─── Dataset extract ───

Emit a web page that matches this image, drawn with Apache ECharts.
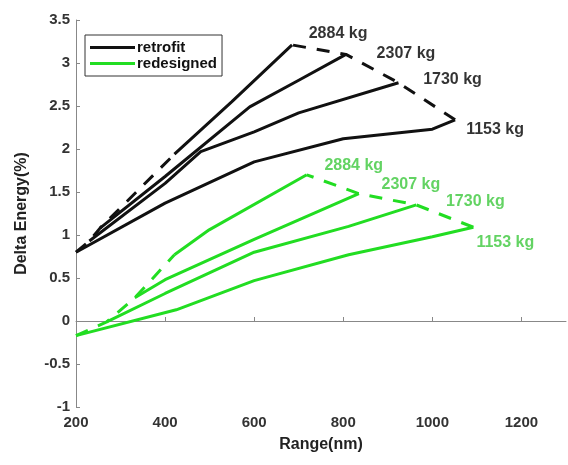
<!DOCTYPE html>
<html>
<head>
<meta charset="utf-8">
<script src="https://cdn.jsdelivr.net/npm/echarts@6/dist/echarts.min.js"></script>
<style>
  html, body { margin: 0; padding: 0; background: #fff; }
  #main { width: 568px; height: 465px; }
</style>
</head>
<body>
<div id="main"></div>
<script>
// mass labels, in the order the envelopes run through them
var massLabels = ['1153 kg', '1730 kg', '2307 kg', '2884 kg'];

// retrofit curves [range nm, delta energy %]
var retro1153 = [[200, 0.8], [400, 1.37], [600, 1.85], [800, 2.12], [1000, 2.23], [1051, 2.34]];
var retro1730 = [[230, 0.93], [400, 1.6], [480, 1.97], [600, 2.2], [700, 2.42], [924, 2.77]];
var retro2307 = [[254, 1.08], [400, 1.68], [590, 2.49], [700, 2.8], [806, 3.1]];
var retro2884 = [[421, 1.94], [550, 2.55], [685, 3.21]];

// redesigned curves
var redes1153 = [[200, -0.17], [425, 0.13], [600, 0.47], [812, 0.77], [1000, 0.98], [1092, 1.09]];
var redes1730 = [[269, -0.01], [400, 0.32], [600, 0.8], [812, 1.1], [964, 1.35]];
var redes2307 = [[332, 0.27], [400, 0.48], [600, 0.95], [835, 1.48]];
var redes2884 = [[421, 0.77], [499, 1.06], [718, 1.7]];

var xTicks = [200, 400, 600, 800, 1000, 1200];

drawChart();

function drawChart() {
    var myChart = echarts.init(document.getElementById('main'));
    var black = '#111111';
    var green = '#22dd22';
    var greenText = '#3cc83c';
    var font = 'Liberation Sans, Arial, sans-serif';

    var retro = [retro1153, retro1730, retro2307, retro2884];
    var redes = [redes1153, redes1730, redes2307, redes2884];

    // label offsets from each curve's end point
    var retroOffsets = [[40, 10], [54, -3], [60, -1], [46, -11]];
    var redesOffsets = [[32, 15], [59, -3], [52, -9], [47, -9]];

    function first(d) { return d[0]; }
    function last(d) { return d[d.length - 1]; }

    function solid(name, data, color) {
        return {
            name: name, type: 'line', data: data, symbol: 'none',
            lineStyle: { color: color, width: 3 }, itemStyle: { color: color },
            silent: true
        };
    }

    function envelope(name, pts, color) {
        return {
            name: name, type: 'line', symbol: 'none', data: pts,
            lineStyle: { color: color, width: 3, type: [13, 11] },
            itemStyle: { color: color },
            silent: true
        };
    }

    function labels(pts, offsets, textColor) {
        return {
            name: 'labels', type: 'scatter', symbolSize: 1, silent: true,
            itemStyle: { color: 'rgba(0,0,0,0)' },
            data: pts.map(function (p, i) {
                return {
                    value: p,
                    label: {
                        show: true, formatter: massLabels[i], position: 'inside',
                        offset: offsets[i], color: textColor, textBorderWidth: 0,
                        fontFamily: font, fontWeight: 'bold', fontSize: 16
                    }
                };
            })
        };
    }

    var series = [];
    redes.forEach(function (d) { series.push(solid('redesigned', d, green)); });
    series.push(envelope('redesigned', redes.map(first), green));
    series.push(envelope('redesigned', redes.map(last), green));
    retro.forEach(function (d) { series.push(solid('retrofit', d, black)); });
    series.push(envelope('retrofit', retro.map(first), black));
    series.push(envelope('retrofit', retro.map(last), black));
    series.push(labels(redes.map(last), redesOffsets, greenText));
    series.push(labels(retro.map(last), retroOffsets, '#000'));

    var option = {
        animation: false,
        backgroundColor: '#fff',
        grid: { left: 76, right: 2, top: 20, bottom: 58 },
        legend: {
            data: ['retrofit', 'redesigned'],
            orient: 'vertical', left: 85, top: 35,
            icon: 'rect', itemWidth: 45, itemHeight: 3, itemGap: 1,
            padding: [5, 5, 5, 5],
            backgroundColor: '#fff', borderColor: '#333', borderWidth: 1,
            textStyle: { fontFamily: font, fontWeight: 'bold', fontSize: 15, color: '#111', padding: [0, 0, 0, -3] }
        },
        xAxis: {
            type: 'value', min: 200, max: 1300, interval: 200,
            name: 'Range(nm)', nameLocation: 'middle', nameGap: 30,
            nameTextStyle: { fontFamily: font, fontWeight: 'bold', fontSize: 16, color: '#222' },
            axisLine: { lineStyle: { color: '#888' } },
            axisTick: { inside: true, length: 4, lineStyle: { color: '#888' } },
            axisLabel: {
                fontFamily: font, fontWeight: 'bold', fontSize: 15, color: '#333', margin: 8,
                showMaxLabel: false,
                formatter: function (v) { return xTicks.indexOf(v) >= 0 ? v : ''; }
            },
            splitLine: { show: false }
        },
        yAxis: {
            type: 'value', min: -1, max: 3.5, interval: 0.5,
            name: 'Delta Energy(%)', nameLocation: 'middle', nameGap: 46,
            nameTextStyle: { fontFamily: font, fontWeight: 'bold', fontSize: 16, color: '#222' },
            axisLine: { show: true, lineStyle: { color: '#888' } },
            axisTick: { show: true, inside: true, length: 4, lineStyle: { color: '#888' } },
            axisLabel: { fontFamily: font, fontWeight: 'bold', fontSize: 15, color: '#333', margin: 6 },
            splitLine: { show: false }
        },
        series: series
    };

    myChart.setOption(option);
}
</script>
</body>
</html>
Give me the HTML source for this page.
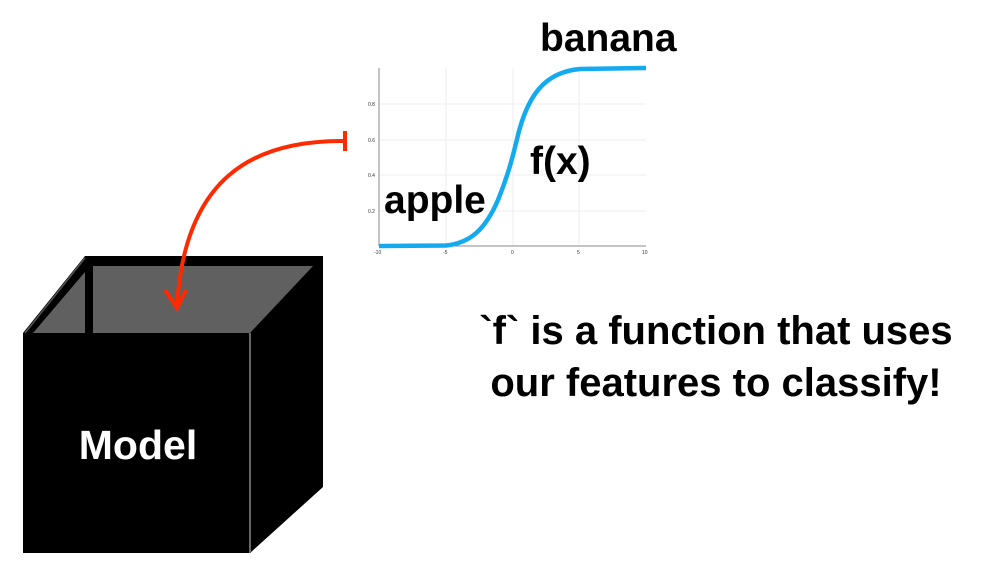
<!DOCTYPE html>
<html><head><style>
body{margin:0;background:#fff;width:984px;height:578px;overflow:hidden}
svg{display:block}
</style></head><body>
<svg width="984" height="578" viewBox="0 0 984 578" font-family="Liberation Sans, sans-serif" font-weight="bold">
<!-- plot -->
<g stroke="#eee" stroke-width="1">
<line x1="379" y1="104" x2="646" y2="104"/><line x1="379" y1="140" x2="646" y2="140"/>
<line x1="379" y1="175" x2="646" y2="175"/><line x1="379" y1="211" x2="646" y2="211"/>
<line x1="446" y1="68" x2="446" y2="246"/><line x1="513" y1="68" x2="513" y2="246"/><line x1="579" y1="68" x2="579" y2="246"/>
</g>
<line x1="379" y1="68" x2="379" y2="246" stroke="#888"/>
<line x1="379" y1="246" x2="646" y2="246" stroke="#888"/>
<g font-size="5" font-weight="normal" fill="#333">
<text x="368" y="106">0.8</text><text x="368" y="142">0.6</text><text x="368" y="177">0.4</text><text x="368" y="213">0.2</text>
<text x="374" y="254">-10</text><text x="443" y="254">-5</text><text x="511" y="254">0</text><text x="577" y="254">5</text><text x="642" y="254">10</text>
</g>
<path fill="none" stroke="#14aaf0" stroke-width="4.5" d="M379,246 L446,245.5 C470,243 485,230 498,200 C508,175 512,160 518,135 C528,95 545,72 580,69 L646,68"/>
<text x="540" y="51" font-size="39">banana</text>
<text x="530" y="174" font-size="39">f(x)</text>
<text x="384" y="213" font-size="39">apple</text>
<!-- cube -->
<polygon points="85,256 323,256 323,487 250,553 23,553 23,333" fill="#000"/>
<polygon points="93,266 313,266 250,333 93,333" fill="#606060"/>
<polygon points="85,272 85,333 33,333" fill="#606060"/>
<line x1="250" y1="333" x2="250" y2="553" stroke="#666" stroke-width="2"/>
<line x1="25" y1="333" x2="85" y2="258" stroke="#555" stroke-width="1.5"/>
<text x="138" y="459" font-size="41" fill="#fff" text-anchor="middle">Model</text>
<!-- arrow -->
<path d="M345,141 C250,140 185,180 177,305" fill="none" stroke="#ff2a00" stroke-width="4"/>
<line x1="345" y1="131" x2="345" y2="151" stroke="#ff2a00" stroke-width="4"/>
<path d="M165,290 L177,308 L186,290" fill="none" stroke="#ff2a00" stroke-width="4"/>
<!-- caption -->
<text x="716" y="344" font-size="40" text-anchor="middle">`f` is a function that uses</text>
<text x="716" y="396" font-size="40" text-anchor="middle">our features to classify!</text>
</svg>
</body></html>
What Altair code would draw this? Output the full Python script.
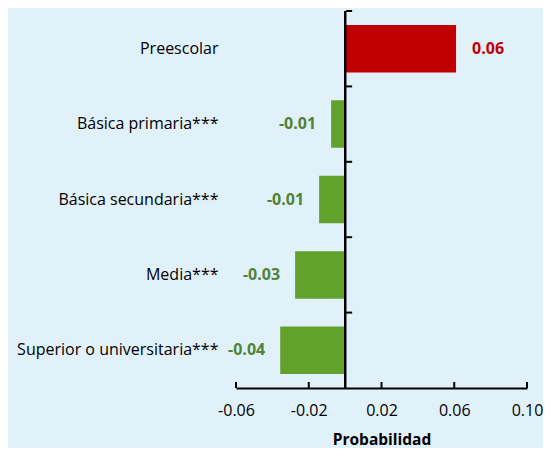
import altair as alt
import pandas as pd

categories = ["Preescolar", "Básica primaria***", "Básica secundaria***",
              "Media***", "Superior o universitaria***"]
values = [0.061, -0.0077, -0.0143, -0.0275, -0.0357]
x_ticks = [-0.06, -0.02, 0.02, 0.06, 0.10]

df = pd.DataFrame({"cat": categories, "value": values})
ticks_df = pd.DataFrame({"t": x_ticks})

FONT = "Open Sans"
RED = "#C00000"
GREEN = "#62A12B"
GREEN_TXT = "#538135"
BG = "#E1F1FA"

W, H = 291, 377

x_scale = alt.Scale(domain=[-0.06, 0.10], nice=False, zero=False)
y_scale = alt.Scale(domain=categories, paddingInner=0, paddingOuter=0)

x_axis = alt.Axis(values=x_ticks, format=".2f", title="Probabilidad")
y_axis = alt.Axis(title=None)

bars = alt.Chart(df).mark_bar(height={"band": 0.63}).encode(
    x=alt.X("value:Q", scale=x_scale, axis=x_axis),
    y=alt.Y("cat:N", sort=categories, scale=y_scale, axis=y_axis),
    color=alt.condition("datum.value > 0", alt.value(RED), alt.value(GREEN)),
)

pos_text = alt.Chart(df).transform_filter("datum.value > 0").mark_text(
    align="left", dx=16, fontWeight="bold", fontSize=16, color=RED
).encode(
    x=alt.X("value:Q", scale=x_scale, axis=x_axis),
    y=alt.Y("cat:N", sort=categories, scale=y_scale, axis=y_axis),
    text=alt.Text("value:Q", format=".2f"),
)

neg_text = alt.Chart(df).transform_filter("datum.value < 0").mark_text(
    align="right", dx=-15, fontWeight="bold", fontSize=16, color=GREEN_TXT
).encode(
    x=alt.X("value:Q", scale=x_scale, axis=x_axis),
    y=alt.Y("cat:N", sort=categories, scale=y_scale, axis=y_axis),
    text=alt.Text("value:Q", format=".2f"),
)

zero_line = alt.Chart(df).mark_rule(color="black", strokeWidth=2).encode(
    x=alt.XDatum(0, scale=x_scale, axis=x_axis),
)

band_ticks = alt.Chart(df).mark_tick(
    orient="horizontal", size=6, thickness=2, xOffset=4, color="black", opacity=1
).encode(
    x=alt.XDatum(0, scale=x_scale, axis=x_axis),
    y=alt.Y("cat:N", sort=categories, scale=y_scale, axis=y_axis, bandPosition=0),
)

x_axis_ticks = alt.Chart(ticks_df).mark_tick(
    orient="vertical", size=6, thickness=2, color="black", opacity=1
).encode(
    x=alt.X("t:Q", scale=x_scale, axis=x_axis),
    y=alt.value(H - 3),
)

chart = alt.layer(bars, pos_text, neg_text, zero_line, band_ticks, x_axis_ticks).properties(
    width=W,
    height=H,
    autosize=alt.AutoSizeParams(type="none"),
    padding={"left": 228, "top": 3, "right": 16, "bottom": 60},
).configure(
    background=BG, font=FONT,
    locale=alt.Locale(number=alt.NumberLocale(
        decimal=".", thousands=",", grouping=[3], currency=["$", ""], minus="-")),
).configure_view(
    stroke=None
).configure_axisX(
    ticks=False, grid=False, domainColor="black", domainWidth=2,
    labelFontSize=16, labelPadding=14, labelColor="black", labelFlush=False,
    labelOverlap=False,
    titleFontWeight="bold", titleFontSize=15.5, titlePadding=14, titleColor="black",
).configure_axisY(
    domain=False, ticks=False, grid=False, labelPadding=18, labelLimit=0,
    labelFontSize=16, labelColor="black",
)

chart.save("out.html", embed_options={"renderer": "svg", "actions": False})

───

▶ Exercise prompt: Leaving out the pictures, extract the stretch from the line holding "What Altair code" through the line holding "W, H = 291, 377", word for word.

▶ Exercise answer:
What Altair code would draw this? Output the full Python script.
import altair as alt
import pandas as pd

categories = ["Preescolar", "Básica primaria***", "Básica secundaria***",
              "Media***", "Superior o universitaria***"]
values = [0.061, -0.0077, -0.0143, -0.0275, -0.0357]
x_ticks = [-0.06, -0.02, 0.02, 0.06, 0.10]

df = pd.DataFrame({"cat": categories, "value": values})
ticks_df = pd.DataFrame({"t": x_ticks})

FONT = "Open Sans"
RED = "#C00000"
GREEN = "#62A12B"
GREEN_TXT = "#538135"
BG = "#E1F1FA"

W, H = 291, 377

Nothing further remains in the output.